Good fix on the BLI locomotive. I might have had a harder time tracking that one down myself. I have a couple of those Walhers 567 engines around somewhere.
Everything is “somewhere” right now. I am going to have one hard time sorting everything out when I am able to start unpacking.
Thank you, Ed. I’ve seen that corrugated board you’re taking about at the Eugene Oregon old ex SP shop. Wasn’t sure what it was but figured asbestos. A local short line is now using that shop.
Hey, if your gonna toss those BB cars, toss em my way!
Edited in, from the Eugene shop:
Its bolted on…or at least sizable screws.

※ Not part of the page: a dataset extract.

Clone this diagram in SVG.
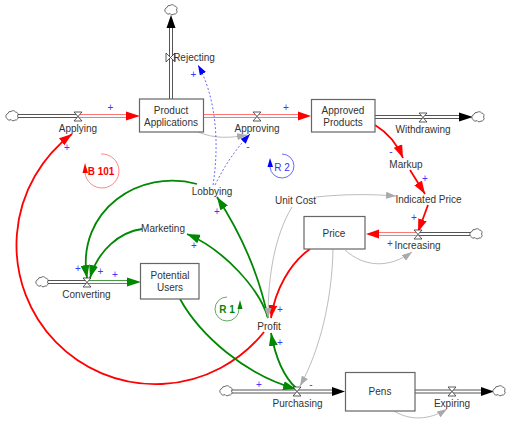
<svg xmlns="http://www.w3.org/2000/svg" width="512" height="425" viewBox="0 0 512 425">
<style>
text{font-family:"Liberation Sans",Arial,sans-serif;font-size:10px;fill:#333;text-anchor:middle}
.box{fill:#fff;stroke:#666;stroke-width:1.2}
.p{fill:#3a3aff;font-size:10px}
.pipe{fill:none;stroke:#555;stroke-width:1}
.pr{fill:none;stroke:#f77;stroke-width:1}
.pg{fill:none;stroke:#4a9a4a;stroke-width:1}
.v{fill:#fff;stroke:#333;stroke-width:.8}
.c{fill:#fff;stroke:#444;stroke-width:.8}
.red{fill:none;stroke:#f00;stroke-width:1.800}
.grn{fill:none;stroke:#080;stroke-width:1.800}
.gry{fill:none;stroke:#b4b4b4;stroke-width:.9}
.blu{fill:none;stroke:#44f;stroke-width:.8;stroke-dasharray:2 2}
</style>
<defs>
<marker id="ar" markerUnits="userSpaceOnUse" markerWidth="14" markerHeight="9" refX="13" refY="4.500" orient="auto"><path d="M0 0L13 4.500L0 9Z" fill="#f00"/></marker>
<marker id="ag" markerUnits="userSpaceOnUse" markerWidth="14" markerHeight="9" refX="13" refY="4.500" orient="auto"><path d="M0 0L13 4.500L0 9Z" fill="#080"/></marker>
<marker id="ay" markerUnits="userSpaceOnUse" markerWidth="11" markerHeight="7" refX="10" refY="3.500" orient="auto"><path d="M0 0L10 3.500L0 7Z" fill="#aaa"/></marker>
<marker id="ab" markerUnits="userSpaceOnUse" markerWidth="11" markerHeight="7" refX="10" refY="3.500" orient="auto"><path d="M0 0L10 3.500L0 7Z" fill="#00f"/></marker>
<path id="cl" class="c" d="M-4-2.500A2.500 2.500 0 0 1-1-4.500A3 3 0 0 1 3.500-4A2.500 2.500 0 0 1 5.500 0A2.500 2.500 0 0 1 3 4A2.500 2.500 0 0 1-1 3.500A2.500 2.500 0 0 1-5 2.500A2.800 2.800 0 0 1-4-2.500Z"/>
</defs>
<g id="connectors">
<path class="pipe" d="M18 114.500H78M18 117.500H78"/>
<path class="pr" d="M78 114.500H128M78 117.500H128"/>
<path d="M126 111.500L140 116L126 120.500Z" fill="#f00"/>
<path class="pr" d="M203 114.500H300M203 117.500H300"/>
<path d="M298 111.500L311 116L298 120.500Z" fill="#f00"/>
<path class="pipe" d="M375 115.500H465M375 118.500H465"/>
<path d="M459 112.500L473 117L459 121.500Z" fill="#000"/>
<path class="pipe" d="M169.500 99V27M172.500 99V27"/>
<path d="M166.500 28L171 15L175.500 28Z" fill="#000"/>
<path class="pipe" d="M418 232.500H472M418 235.500H472"/>
<path class="pr" d="M378 232.500H418M378 235.500H418"/>
<path d="M379 229.500L366 234L379 238.500Z" fill="#f00"/>
<path class="pipe" d="M48 280.500H87M48 283.500H87"/>
<path class="pg" d="M87 280.500H130M87 283.500H130"/>
<path d="M127 277.500L141 282L127 286.500Z" fill="#080"/>
<path class="pipe" d="M232 390H333M232 393H333"/>
<path d="M332 387L345 391.500L332 396Z" fill="#000"/>
<path class="pipe" d="M415 390H485M415 393H485"/>
<path d="M481 387L494 391.500L481 396Z" fill="#000"/>
<path class="red" d="M375 125C388 133 398 146 403 158" marker-end="url(#ar)"/>
<path class="red" d="M410 170L425 194" marker-end="url(#ar)"/>
<path class="red" d="M428 205L418 232" marker-end="url(#ar)"/>
<path class="red" d="M310 249C290 263 275 290 271 318" marker-end="url(#ar)"/>
<path class="red" d="M264 332A139 139 0 1 1 72 134" marker-end="url(#ar)"/>
<path class="grn" d="M296 388C282 375 275 355 271 333" marker-end="url(#ag)"/>
<path class="grn" d="M180 299C200 335 245 375 296 389" marker-end="url(#ag)"/>
<path class="grn" d="M268 318C260 290 225 250 187 234" marker-end="url(#ag)"/>
<path class="grn" d="M268 318C258 270 240 232 217 197" marker-end="url(#ag)"/>
<path class="grn" d="M197 184C140 168 76 210 87 278" marker-end="url(#ag)"/>
<path class="grn" d="M142 229C120 232 98 250 90 278" marker-end="url(#ag)"/>
<path class="gry" d="M198 132C215 139 230 138 247 135" marker-end="url(#ay)"/>
<path class="gry" d="M316 197C345 194 370 194 396 196" marker-end="url(#ay)"/>
<path class="gry" d="M292 207C275 235 268 275 268 318" marker-end="url(#ay)"/>
<path class="gry" d="M333 249C332 300 320 350 300 386" marker-end="url(#ay)"/>
<path class="gry" d="M345 250C365 268 390 268 412 252" marker-end="url(#ay)"/>
<path class="gry" d="M394 411C410 421 430 420 447 409" marker-end="url(#ay)"/>
<path class="blu" d="M213 185C220 140 215 95 198 65" marker-end="url(#ab)"/>
<path class="blu" d="M215 185C225 165 235 150 250 134" marker-end="url(#ab)"/>
</g>
<g id="loops">
<path d="M85 172A17 17 0 1 0 101 154" fill="none" stroke="#f66" stroke-width=".8"/>
<path d="M82.500 173L85 163L88 173Z" fill="#f00"/>
<path d="M270 167A12 12 0 1 0 282 154" fill="none" stroke="#44f" stroke-width=".8"/>
<path d="M267.500 167L270 158L273 167Z" fill="#00f"/>
<path d="M239 309A12 12 0 1 1 227 297" fill="none" stroke="#3a963a" stroke-width=".8"/>
<path d="M237.500 309L240 300L242.500 309Z" fill="#080"/>
<text x="101" y="175" style="font-weight:bold;fill:#f00">B 101</text>
<text x="282" y="170.500" style="fill:#33f">R 2</text>
<text x="227" y="312.500" style="font-weight:bold;fill:#080">R 1</text>
</g>
<g id="cloud-rejecting"><use href="#cl" x="171" y="10"/></g>
<g id="cloud-applying"><use href="#cl" x="12" y="116"/></g>
<g id="cloud-converting"><use href="#cl" x="42" y="282"/></g>
<g id="cloud-purchasing"><use href="#cl" x="226" y="391"/></g>
<g id="cloud-withdrawing"><use href="#cl" x="478" y="117"/></g>
<g id="cloud-increasing"><use href="#cl" x="476" y="234"/></g>
<g id="cloud-expiring"><use href="#cl" x="499" y="391"/></g>
<g id="product-applications"><rect class="box" x="139.500" y="99" width="64" height="33"/><text x="171" y="114">Product</text><text x="171" y="125.500">Applications</text></g>
<g id="approved-products"><rect class="box" x="311.500" y="99.500" width="63.500" height="32.500"/><text x="343" y="114">Approved</text><text x="343" y="125.500">Products</text></g>
<g id="price"><rect class="box" x="304" y="216.500" width="61" height="32.500"/><text x="334" y="237">Price</text></g>
<g id="potential-users"><rect class="box" x="140.500" y="263.500" width="58.500" height="35.500"/><text x="170" y="279">Potential</text><text x="170" y="290.500">Users</text></g>
<g id="pens"><rect class="box" x="345.500" y="372.500" width="69.500" height="38.500"/><text x="380" y="395">Pens</text></g>
<g id="applying"><path class="v" d="M74 112H82L74 121H82Z"/><text x="78" y="131.500">Applying</text></g>
<g id="approving"><path class="v" d="M253 112H261L253 121H261Z"/><text x="257" y="132">Approving</text></g>
<g id="withdrawing"><path class="v" d="M419 113H427L419 122H427Z"/><text x="423" y="133">Withdrawing</text></g>
<g id="increasing"><path class="v" d="M414 230H422L414 239H422Z"/><text x="417.500" y="249">Increasing</text></g>
<g id="converting"><path class="v" d="M83 278H91L83 287H91Z"/><text x="86.500" y="298">Converting</text></g>
<g id="purchasing"><path class="v" d="M293 387H301L293 396H301Z"/><text x="297.500" y="407">Purchasing</text></g>
<g id="expiring"><path class="v" d="M448 387H456L448 396H456Z"/><text x="452" y="407">Expiring</text></g>
<g id="rejecting"><path class="v" d="M166 53V62L175 53V62Z"/><text x="194" y="61">Rejecting</text></g>
<g id="lobbying"><text x="212" y="195">Lobbying</text></g>
<g id="marketing"><text x="163" y="232">Marketing</text></g>
<g id="profit"><text x="269" y="330">Profit</text></g>
<g id="markup"><text x="406" y="168">Markup</text></g>
<g id="indicated-price"><text x="428.500" y="203">Indicated Price</text></g>
<g id="unit-cost"><text x="295.500" y="204">Unit Cost</text></g>
<g id="polarity">
<text class="p" x="110.500" y="110.500">+</text><text class="p" x="67" y="150.500">+</text><text class="p" x="193.500" y="77.500">+</text><text class="p" x="286" y="110.500">+</text>
<text class="p" x="248" y="150">-</text><text class="p" x="391" y="155">-</text><text class="p" x="425" y="181.500">+</text><text class="p" x="414" y="220.500">+</text><text class="p" x="390" y="246.500">+</text>
<text class="p" x="217" y="214.500">+</text><text class="p" x="194" y="248.500">+</text><text class="p" x="78" y="271.500">+</text><text class="p" x="100.500" y="274.500">+</text><text class="p" x="115" y="277.500">+</text>
<text class="p" x="280" y="312.500">+</text><text class="p" x="280" y="345.500">+</text><text class="p" x="259" y="387.500">+</text><text class="p" x="311" y="388">-</text>
</g>
</svg>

My building represents metal though, with plenty of bent ones to prove it![:(]
Thanks [;)] I really enjoy a success story now and then. Last night I got the decoder “dialed in” and ran that fifteen year-old engine for a good two hours straight. No hiccups and the drive was as smooth as melted butter!
We had a cooling tower sheathed in that stuff, Transite . The truss rods and bracing were all loose and sagging, the fan was a little out of balance. In the bright sunlight you could see the airborne dust caused by the overlapping joints blowing into the atmosphere aided by a ten foot diameter fan. Oh boy!
More weathering ideas. I believe Noch makes a clear corrugated sheet and I’ve tinted some with Testors window tint to give it this green-look:
I don’t see it being worth that price, but as someone who has actually touched a wrench to one of these, that is a pretty good representation of what is underneath the rocker cover.
been a little while since I posted but much got donee on this rainy day.
Aquired pieces:
G&D drovers This postwar 4-6-4 which needs cleaning.And these two Herzog 52’ mill gons. the left one is Athearn while the right is Atlas.
Projects:
Slapover ballast car-Atlas
CVi Reading combine from Bethleham car works kit. They are nice kits. This one will be in a new job as a yard office.
Eastern car works which was a bit fiddly because the side were warped. painted for MOW service where it is relegated. Quick built this wall piece that still needs railings. It is an abandonded siding to an abandoned coal dealer.
Finished the paint and decal of this FM. it is a postwar piece. The shell was an ebay find that had been stripped SO I did it up as a Reading unit. Never could figure why they never did a Reading or SF unit when they went for colorful. &
Yes, correct. 567 and 567-A. I was going by the horizontal exhaust manifold whereas the FT, of course, had four individual stacks. Not sure what the Overland model represents, looks like it has a turbo, maybe a 567-D3a like in a GP-35?